Book Review: Crime, Punishment and the Prison in Modern China



Until the late Qing, the state of Chinese courts, jails, and punishments gave European powers an excuse to insist on the privilege of extra-territoriality in order to protect their citizens.  The arbitrary nature of Qing jurisprudence made it seem that this was in the best interest of various merchant communities.  Dikotter argues that extending this privilege to foreigners was not the major issue for the Qing that later reformers believed it was – it was part of normal concessions given to foreign trading partners I an effort to mollify them in their demands, and was not given exclusively to European imperial powers.

Defeat by Japan in the 1894-1895 Sino-Japanese war led reformers to argue that China needed to reform its judicial and prison systems as part of the greater efforts at Self-Strengthening promoted by Kang Yuwei and others.  European powers roundly argued that Qing jails and punishments were barbaric due to the high incidence of corporal punishments and lack of effort at reforming prisoners.  Flogging, exile, and death by torment were used rather than confinement as the primary punishments.  Reformers agreed with Europeans that a change in penal regime was necessary.  They wanted a systematic and bureaucratized system aimed at reforming prisoners.  Activists had two primary motivations in pursuing this course – ending extraterritoriality, and strengthening China so that it could compete with other powers.

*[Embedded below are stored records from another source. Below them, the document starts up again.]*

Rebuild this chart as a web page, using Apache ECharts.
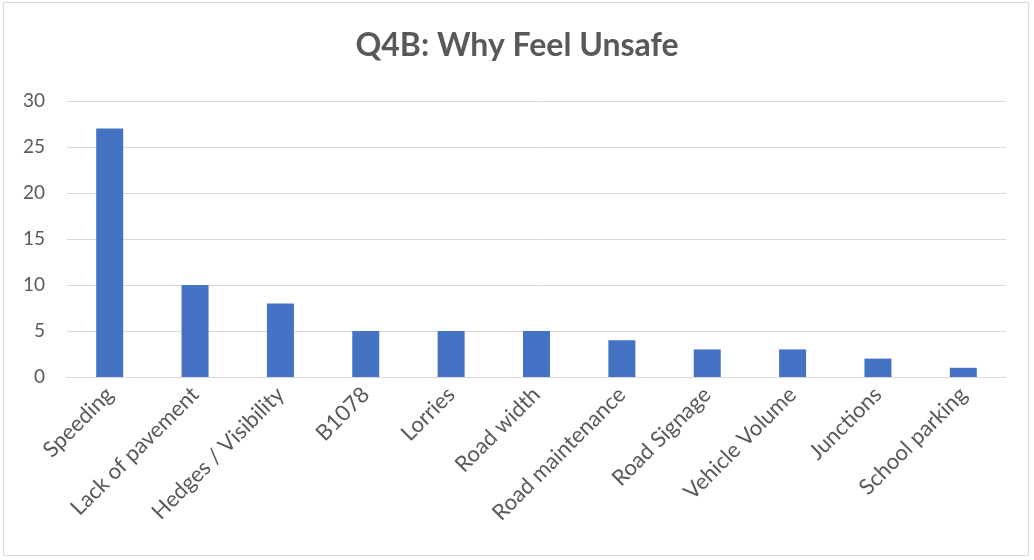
<!DOCTYPE html>
<html>
<head>
<meta charset="utf-8">
<script src="https://cdn.jsdelivr.net/npm/echarts@6/dist/echarts.min.js"></script>
<style>
  html, body { margin: 0; padding: 0; background: #fff; }
  #wrap { position: absolute; left: 3px; top: 2px; width: 1026px; height: 554px; border: 1px solid #d9d9d9; box-sizing: border-box; }
  #chart { position: absolute; left: 0; top: 0; width: 1034px; height: 560px; }
</style>
</head>
<body>
<div id="wrap"></div>
<div id="chart"></div>
<script>
// data
const categories = ['Speeding', 'Lack of pavement', 'Hedges / Visibility', 'B1078', 'Lorries',
  'Road width', 'Road maintenance', 'Road Signage', 'Vehicle Volume', 'Junctions', 'School parking']
const counts = [27, 10, 8, 5, 5, 5, 4, 3, 3, 2, 1]
const yTicks = [0, 5, 10, 15, 20, 25, 30]

const myChart = echarts.init(document.getElementById('chart'))
const options = {
  animation: false,
  title: {
    text: 'Q4B: Why Feel Unsafe',
    left: 'center',
    top: 25,
    textStyle: {
      fontFamily: 'Lato',
      fontSize: 32,
      fontWeight: 'bold',
      color: '#595959'
    }
  },
  grid: {
    top: 101,
    left: 67,
    right: 28,
    bottom: 183,
    containLabel: false
  },
  xAxis: {
    type: 'category',
    data: categories,
    axisTick: { show: false },
    axisLine: { lineStyle: { color: '#d9d9d9', width: 1 } },
    axisLabel: {
      rotate: 45,
      interval: 0,
      margin: 14,
      fontFamily: 'Lato',
      fontSize: 22,
      color: '#595959'
    }
  },
  yAxis: {
    type: 'value',
    min: yTicks[0],
    max: yTicks[yTicks.length - 1],
    interval: 5,
    axisLine: { show: false },
    axisTick: { show: false },
    splitLine: { lineStyle: { color: '#d9d9d9', width: 1 } },
    axisLabel: {
      margin: 22,
      fontFamily: 'Lato',
      fontSize: 19,
      color: '#595959'
    }
  },
  series: [
    {
      type: 'bar',
      data: counts,
      barWidth: 27,
      itemStyle: { color: '#4472c4' }
    }
  ]
}
myChart.setOption(options)
</script>
</body>
</html>
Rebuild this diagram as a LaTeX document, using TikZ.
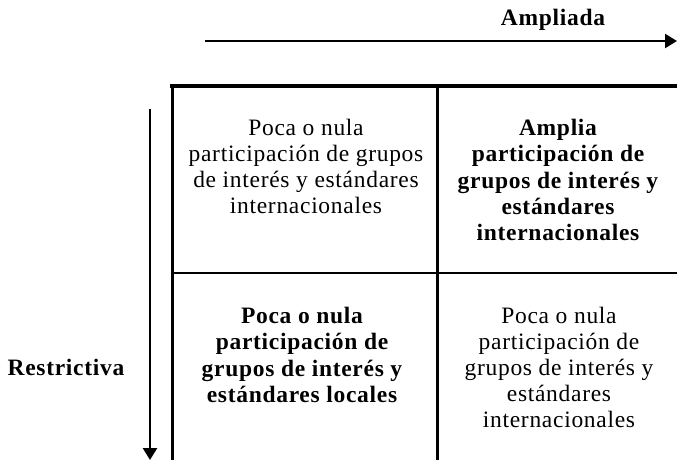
\documentclass[tikz,border=0pt]{standalone}
\usepackage{fontspec}
\setmainfont{Liberation Serif}[LetterSpace=3]
\usetikzlibrary{arrows.meta}

\tikzset{
  celltext/.style={anchor=north, align=center, inner sep=0pt},
  plain/.style={font=\fontsize{23.5}{26}\selectfont},
  heavy/.style={font=\fontsize{23.5}{26.3}\selectfont\bfseries},
  axis/.style={line width=2.5pt, -{Triangle[length=12pt,width=14pt]}},
  rule/.style={line width=3pt},
}

\begin{document}
\begin{tikzpicture}[x=1pt,y=-1pt]
    \useasboundingbox (0,0) rectangle (677,460);
    % ejes
    \coordinate (ampA) at (205,41);
    \coordinate (ampB) at (677,41);
    \node[heavy, anchor=base, inner sep=0pt] (amp) at (553,26) {Ampliada};
    \draw[axis] (ampA) -- (ampB);
    \coordinate (resA) at (150,109);
    \coordinate (resB) at (150,460);
    \node[heavy, anchor=base, inner sep=0pt] (res) at (66,375) {Restrictiva};
    \draw[axis] (resA) -- (resB);
    % tabla
    \coordinate (topL) at (170,86);
    \coordinate (topR) at (677,86);
    \coordinate (leftT) at (172,86);
    \coordinate (leftB) at (172,460);
    \coordinate (midT) at (437,86);
    \coordinate (midB) at (437,460);
    \coordinate (rowL) at (172,273);
    \coordinate (rowR) at (677,273);
    \draw[rule, line width=3.5pt] (topL) -- (topR);
    \draw[rule] (leftT) -- (leftB);
    \draw[rule] (midT) -- (midB);
    \draw[rule, line width=2pt] (rowL) -- (rowR);
    % celdas
    \node[celltext, plain] (c11) at (306,119) {Poca o nula\\participación de grupos\\de interés y estándares\\internacionales};
    \node[celltext, heavy] (c12) at (558,119) {Amplia\\participación de\\grupos de interés y\\estándares\\internacionales};
    \node[celltext, heavy] (c21) at (302,307) {Poca o nula\\participación de\\grupos de interés y\\estándares locales};
    \node[celltext, plain] (c22) at (559,307) {Poca o nula\\participación de\\grupos de interés y\\estándares\\internacionales};
\end{tikzpicture}
\end{document}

While there was an emphasis on scientific methods of reform, rules, regulations, and record keeping, European scientific rationality was not the basis for Chinese efforts.  Instead, Dikotter argues that reformers were using modern methodology to achieve a traditional Confucian goal.  Prison reformers wanted to use education and spiritual guidance to improve the mass of Chinese people, strengthening individuals for the collective good of the nation that needed to strive against others.  Reformers met with sporadic success and failure due to overcrowding and lack of funding, much like in prison systems elsewhere in the world.  Despite this, late Qing and Republican prison reform achieved much more than later Communist propagandists would admit.  Many prisons became orderly, safe, and clean, and sentences more humane in the effort to reform the nation.  These new prisons met with the same problems as those in the West – recidivism and systemic violence.  As such, they were firmly in line with modern developments in prison and prisoner management, despite being constituted to achieve traditional goals.